Is your monthly payment straining your budget?
You may want to consider refinancing to lower your monthly payment.
Even if rates are the same as when you obtained your current mortgage, you may want to refinance to extend the term of your loan if you’re having difficulty meeting your monthly payments.
Has your credit rating improved?
When you applied for your mortgage, perhaps you had little credit history or maybe even a blemish or two on your borrowing record. Your credit score was a big factor when your lender determined the interest rate on your mortgage. If you had a low or mediocre score that has since improved, you may now be eligible for a better rate if you refinance.
Have you recently begun to earn a higher income?

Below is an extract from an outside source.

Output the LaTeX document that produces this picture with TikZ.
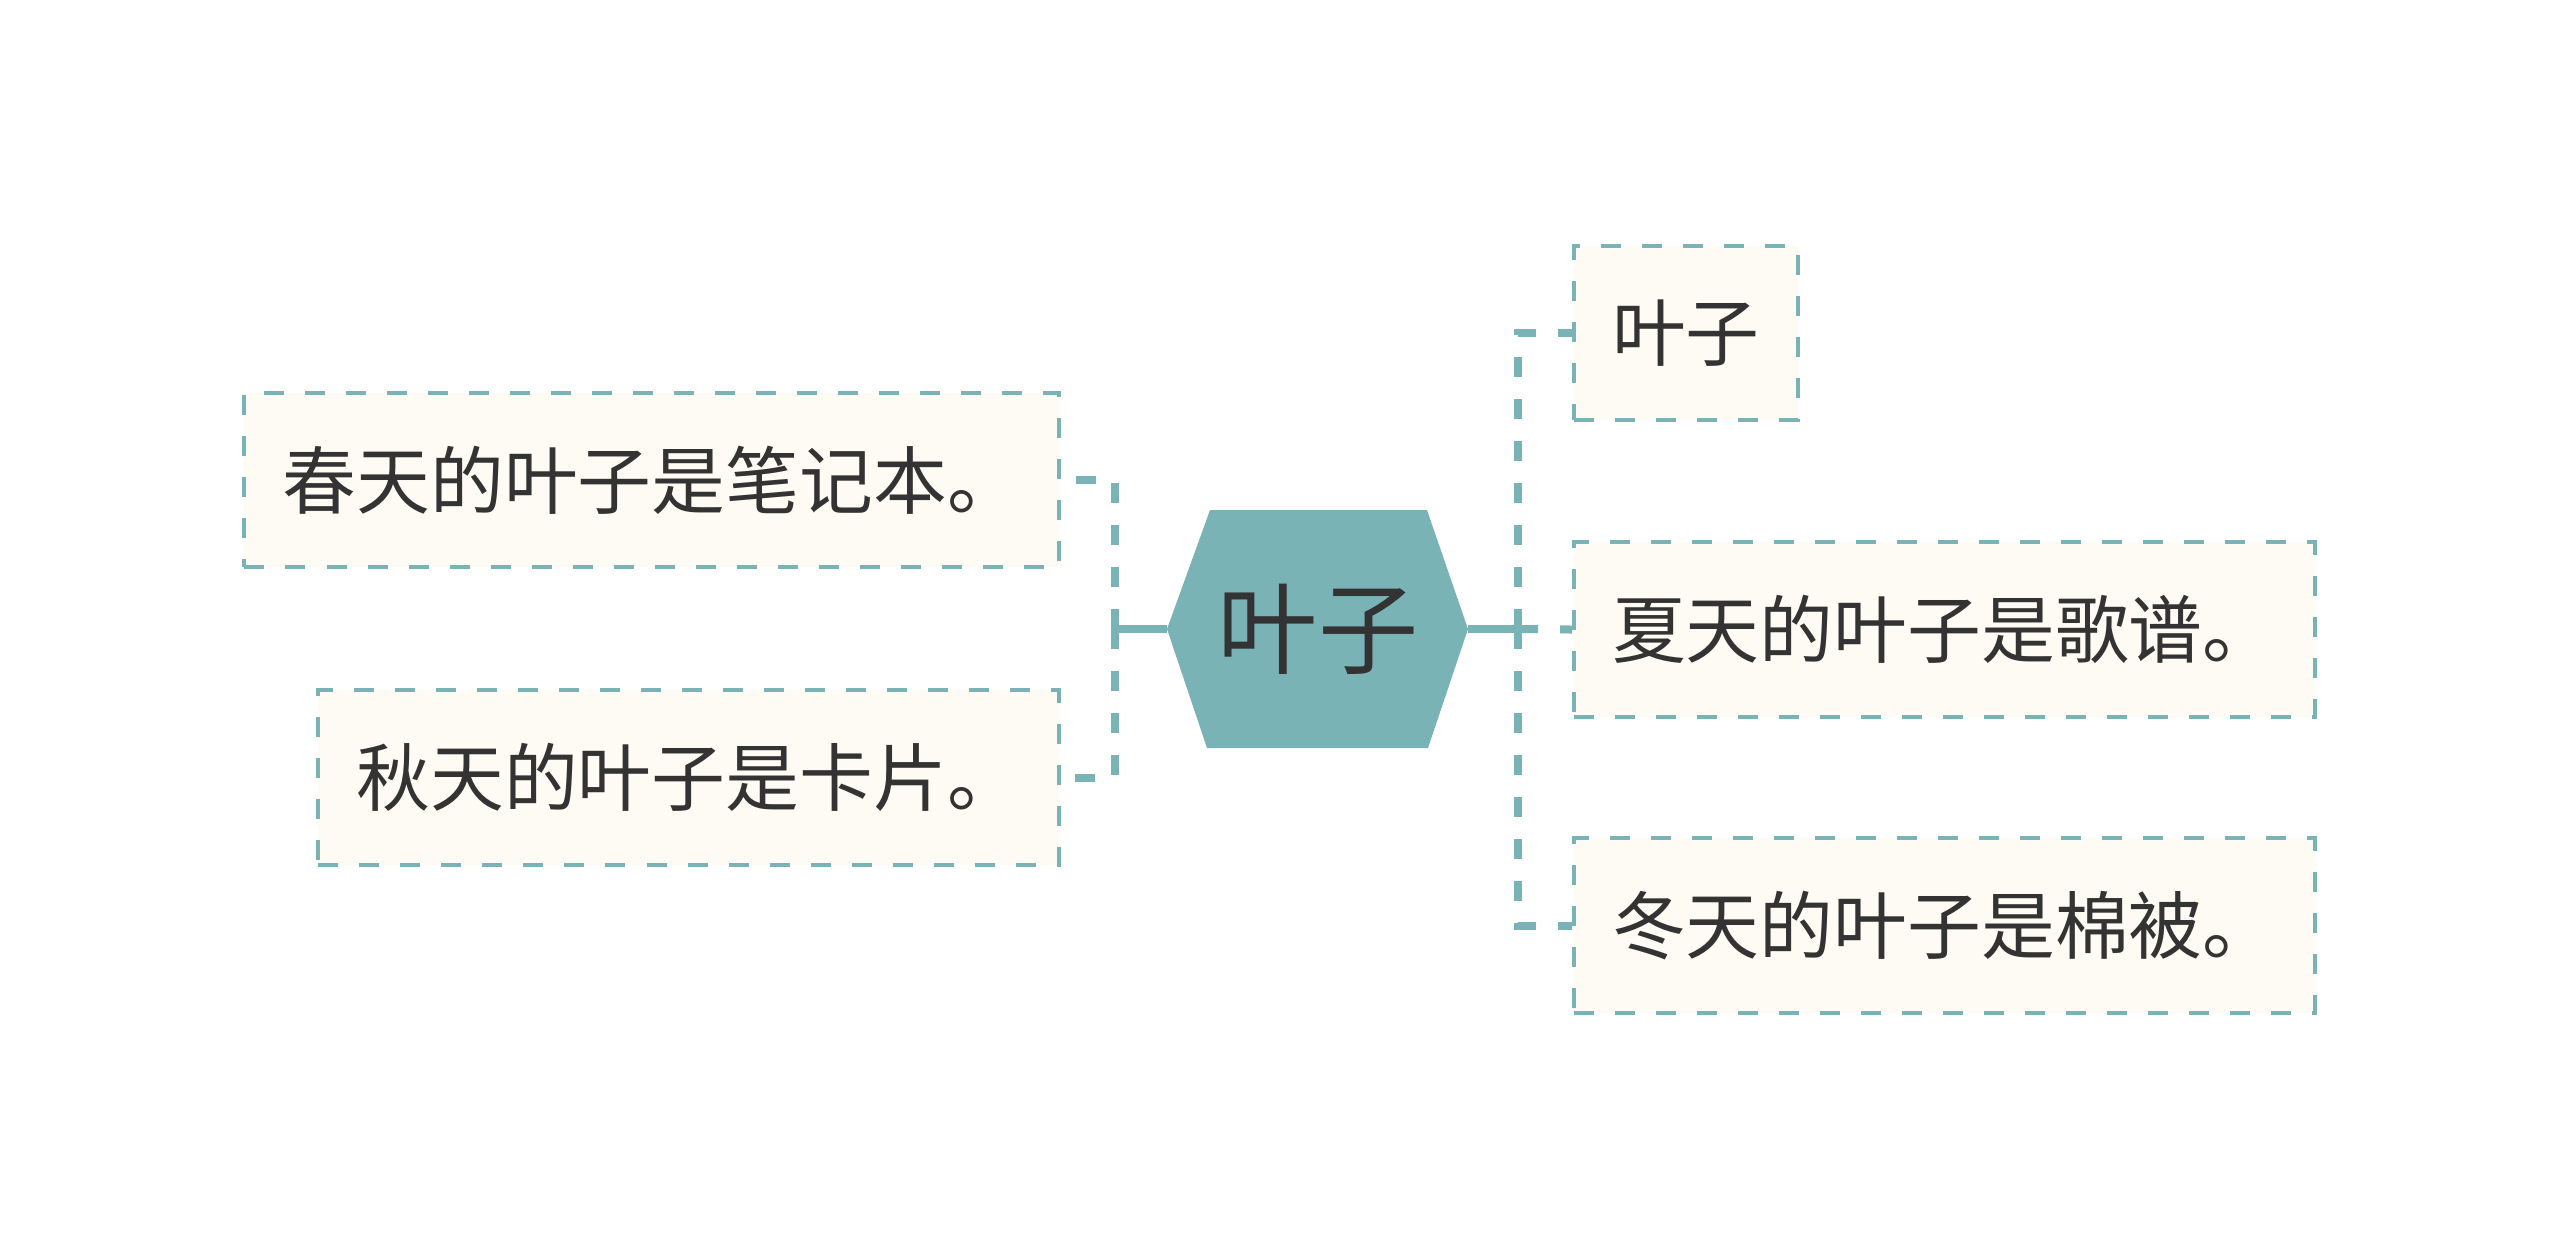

Refinancing isn’t always about lowering your monthly payment. Maybe you’ve received a salary increase at work, or your spouse has recently returned to the workforce after staying home to raise a family. You may want to put that extra income towards your mortgage. Converting to a 15- instead of a 30-year amortization, for example, will pay it off much faster and save you tens of thousands of dollars in interest payments.
Do you need to consolidate debt?
If you have built up considerable equity in your home, but you’re mired in other debt, consider an Equity Take Out (ETO). Debt consolidation involves getting a new mortgage for a larger amount than you currently owe. For example, if your home is worth $285,000 and your outstanding principal is currently at $185,000, you have $100,000 in equity. By refinancing to a new mortgage with a principal of $215,000, you can free up $30,000 to pay down high-interest credit card or other debt. You’ll save money if your new mortgage has a lower rate than the other loans, and you’ll have the added convenience of only having to make a single monthly payment.
Do you need money for a major expense?
ETO’s aren’t just for consolidating debt. If you have available equity in your home, it may enable you to undertake some major home improvements, or to free up money for your children’s education. If you do plan on pulling money out, it’s important to be realistic about your future goals. Remember that taking cash out will increase the principal you owe on your home. This may impact you when you go to sell your home.
Remember, refinancing doesn’t come without a price: closing costs will eat into your savings at first, so the longer you plan to stay in your home, the more you’ll benefit.